● TASK OBJECTIVE:
Return, without pictures, the lines from the start of the data through the one that contains "Chart.defaults.color = '#000';".
▬▬▬
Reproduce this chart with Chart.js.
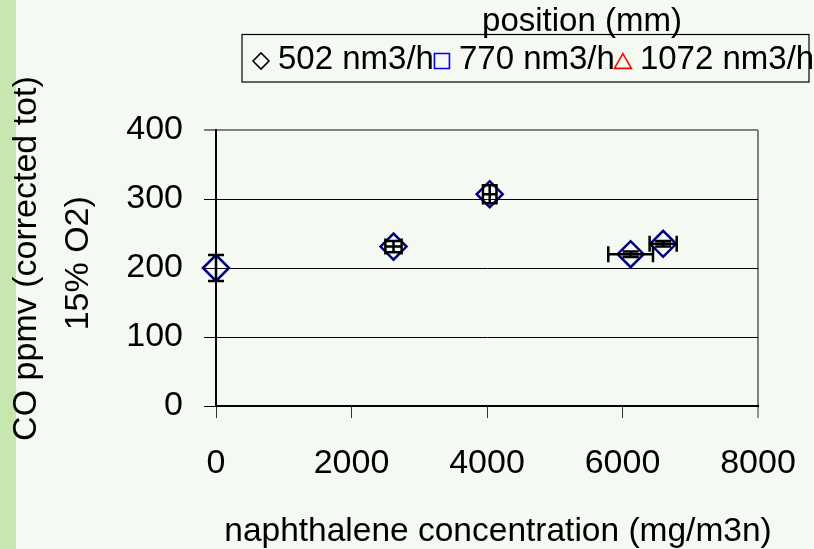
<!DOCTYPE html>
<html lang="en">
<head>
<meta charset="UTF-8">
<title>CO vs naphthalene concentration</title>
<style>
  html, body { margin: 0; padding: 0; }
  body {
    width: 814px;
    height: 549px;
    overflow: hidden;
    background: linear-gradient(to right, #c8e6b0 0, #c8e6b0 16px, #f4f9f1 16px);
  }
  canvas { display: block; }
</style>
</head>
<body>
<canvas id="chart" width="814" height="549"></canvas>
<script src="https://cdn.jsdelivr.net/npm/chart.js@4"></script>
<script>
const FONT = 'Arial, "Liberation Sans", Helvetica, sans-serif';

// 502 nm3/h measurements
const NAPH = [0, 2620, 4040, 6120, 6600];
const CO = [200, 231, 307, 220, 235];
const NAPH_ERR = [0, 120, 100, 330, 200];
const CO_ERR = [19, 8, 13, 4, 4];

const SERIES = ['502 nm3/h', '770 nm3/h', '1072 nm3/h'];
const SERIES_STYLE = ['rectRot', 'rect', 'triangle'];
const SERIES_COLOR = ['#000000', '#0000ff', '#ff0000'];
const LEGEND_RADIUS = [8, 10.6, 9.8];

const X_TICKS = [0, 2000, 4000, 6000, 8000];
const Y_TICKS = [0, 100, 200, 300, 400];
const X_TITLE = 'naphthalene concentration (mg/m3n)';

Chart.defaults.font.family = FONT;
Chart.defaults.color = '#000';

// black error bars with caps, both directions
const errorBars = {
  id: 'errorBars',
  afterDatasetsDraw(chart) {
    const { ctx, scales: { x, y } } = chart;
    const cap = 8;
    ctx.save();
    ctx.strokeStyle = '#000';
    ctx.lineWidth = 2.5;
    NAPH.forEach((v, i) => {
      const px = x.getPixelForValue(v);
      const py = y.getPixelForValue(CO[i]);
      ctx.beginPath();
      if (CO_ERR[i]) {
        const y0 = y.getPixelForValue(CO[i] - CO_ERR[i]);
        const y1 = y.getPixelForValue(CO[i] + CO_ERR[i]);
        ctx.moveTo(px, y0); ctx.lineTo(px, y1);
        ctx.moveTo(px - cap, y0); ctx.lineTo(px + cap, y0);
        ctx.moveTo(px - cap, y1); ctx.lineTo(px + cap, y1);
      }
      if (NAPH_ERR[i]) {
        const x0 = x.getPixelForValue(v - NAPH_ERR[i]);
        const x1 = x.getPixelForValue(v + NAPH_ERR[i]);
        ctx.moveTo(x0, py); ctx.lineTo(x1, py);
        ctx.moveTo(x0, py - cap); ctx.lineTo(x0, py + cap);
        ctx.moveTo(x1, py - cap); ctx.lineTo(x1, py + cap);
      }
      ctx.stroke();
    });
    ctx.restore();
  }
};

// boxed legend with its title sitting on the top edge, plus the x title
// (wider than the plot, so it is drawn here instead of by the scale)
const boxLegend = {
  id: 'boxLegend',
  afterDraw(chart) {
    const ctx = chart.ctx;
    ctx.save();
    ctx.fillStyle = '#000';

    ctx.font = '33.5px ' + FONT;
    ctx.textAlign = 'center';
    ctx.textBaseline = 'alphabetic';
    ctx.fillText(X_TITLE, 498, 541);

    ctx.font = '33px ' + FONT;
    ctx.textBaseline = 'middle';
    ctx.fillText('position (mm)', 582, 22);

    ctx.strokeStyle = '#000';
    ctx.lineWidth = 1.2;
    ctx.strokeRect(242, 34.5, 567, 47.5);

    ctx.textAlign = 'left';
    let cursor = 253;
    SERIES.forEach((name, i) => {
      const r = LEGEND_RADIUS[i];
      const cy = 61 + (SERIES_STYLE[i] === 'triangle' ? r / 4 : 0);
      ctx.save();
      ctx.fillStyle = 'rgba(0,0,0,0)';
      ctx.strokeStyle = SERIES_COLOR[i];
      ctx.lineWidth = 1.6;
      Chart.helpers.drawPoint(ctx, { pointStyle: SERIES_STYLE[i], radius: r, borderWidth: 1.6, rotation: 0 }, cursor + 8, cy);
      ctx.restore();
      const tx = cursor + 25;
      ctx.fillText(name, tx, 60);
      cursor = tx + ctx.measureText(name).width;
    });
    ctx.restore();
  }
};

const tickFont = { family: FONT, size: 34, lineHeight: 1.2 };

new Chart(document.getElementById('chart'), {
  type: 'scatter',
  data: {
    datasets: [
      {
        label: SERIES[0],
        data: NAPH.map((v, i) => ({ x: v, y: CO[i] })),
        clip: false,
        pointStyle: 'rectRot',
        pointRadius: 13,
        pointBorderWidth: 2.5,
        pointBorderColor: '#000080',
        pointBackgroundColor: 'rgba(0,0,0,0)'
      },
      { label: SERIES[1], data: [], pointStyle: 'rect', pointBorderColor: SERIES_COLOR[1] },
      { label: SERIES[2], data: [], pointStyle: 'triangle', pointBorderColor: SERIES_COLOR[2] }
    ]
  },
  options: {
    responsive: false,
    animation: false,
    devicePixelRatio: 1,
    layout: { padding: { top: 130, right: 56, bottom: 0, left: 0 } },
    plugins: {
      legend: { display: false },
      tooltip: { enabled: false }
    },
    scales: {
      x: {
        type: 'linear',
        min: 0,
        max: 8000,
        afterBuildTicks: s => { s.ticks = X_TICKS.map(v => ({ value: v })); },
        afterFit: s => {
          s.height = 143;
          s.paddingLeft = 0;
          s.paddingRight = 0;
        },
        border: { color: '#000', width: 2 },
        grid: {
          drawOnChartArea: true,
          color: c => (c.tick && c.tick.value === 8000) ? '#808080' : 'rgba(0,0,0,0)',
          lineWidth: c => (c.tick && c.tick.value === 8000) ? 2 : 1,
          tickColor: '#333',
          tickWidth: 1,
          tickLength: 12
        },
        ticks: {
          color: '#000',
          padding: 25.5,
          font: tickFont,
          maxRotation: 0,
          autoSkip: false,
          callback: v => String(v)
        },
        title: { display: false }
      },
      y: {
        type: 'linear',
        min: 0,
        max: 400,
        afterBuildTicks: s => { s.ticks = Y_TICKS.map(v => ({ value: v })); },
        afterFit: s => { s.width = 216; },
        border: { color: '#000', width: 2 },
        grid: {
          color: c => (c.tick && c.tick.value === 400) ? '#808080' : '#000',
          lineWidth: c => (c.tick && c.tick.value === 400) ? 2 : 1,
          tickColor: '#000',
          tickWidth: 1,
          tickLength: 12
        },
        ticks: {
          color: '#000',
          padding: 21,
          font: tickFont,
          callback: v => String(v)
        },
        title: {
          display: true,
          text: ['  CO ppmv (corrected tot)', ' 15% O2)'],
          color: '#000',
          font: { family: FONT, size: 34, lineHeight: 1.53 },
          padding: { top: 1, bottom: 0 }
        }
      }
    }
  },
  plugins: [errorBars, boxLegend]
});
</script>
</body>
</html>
▬▬▬
● COMPLETE RESPONSE:
Reproduce this chart with Chart.js.
<!DOCTYPE html>
<html lang="en">
<head>
<meta charset="UTF-8">
<title>CO vs naphthalene concentration</title>
<style>
  html, body { margin: 0; padding: 0; }
  body {
    width: 814px;
    height: 549px;
    overflow: hidden;
    background: linear-gradient(to right, #c8e6b0 0, #c8e6b0 16px, #f4f9f1 16px);
  }
  canvas { display: block; }
</style>
</head>
<body>
<canvas id="chart" width="814" height="549"></canvas>
<script src="https://cdn.jsdelivr.net/npm/chart.js@4"></script>
<script>
const FONT = 'Arial, "Liberation Sans", Helvetica, sans-serif';

// 502 nm3/h measurements
const NAPH = [0, 2620, 4040, 6120, 6600];
const CO = [200, 231, 307, 220, 235];
const NAPH_ERR = [0, 120, 100, 330, 200];
const CO_ERR = [19, 8, 13, 4, 4];

const SERIES = ['502 nm3/h', '770 nm3/h', '1072 nm3/h'];
const SERIES_STYLE = ['rectRot', 'rect', 'triangle'];
const SERIES_COLOR = ['#000000', '#0000ff', '#ff0000'];
const LEGEND_RADIUS = [8, 10.6, 9.8];

const X_TICKS = [0, 2000, 4000, 6000, 8000];
const Y_TICKS = [0, 100, 200, 300, 400];
const X_TITLE = 'naphthalene concentration (mg/m3n)';

Chart.defaults.font.family = FONT;
Chart.defaults.color = '#000';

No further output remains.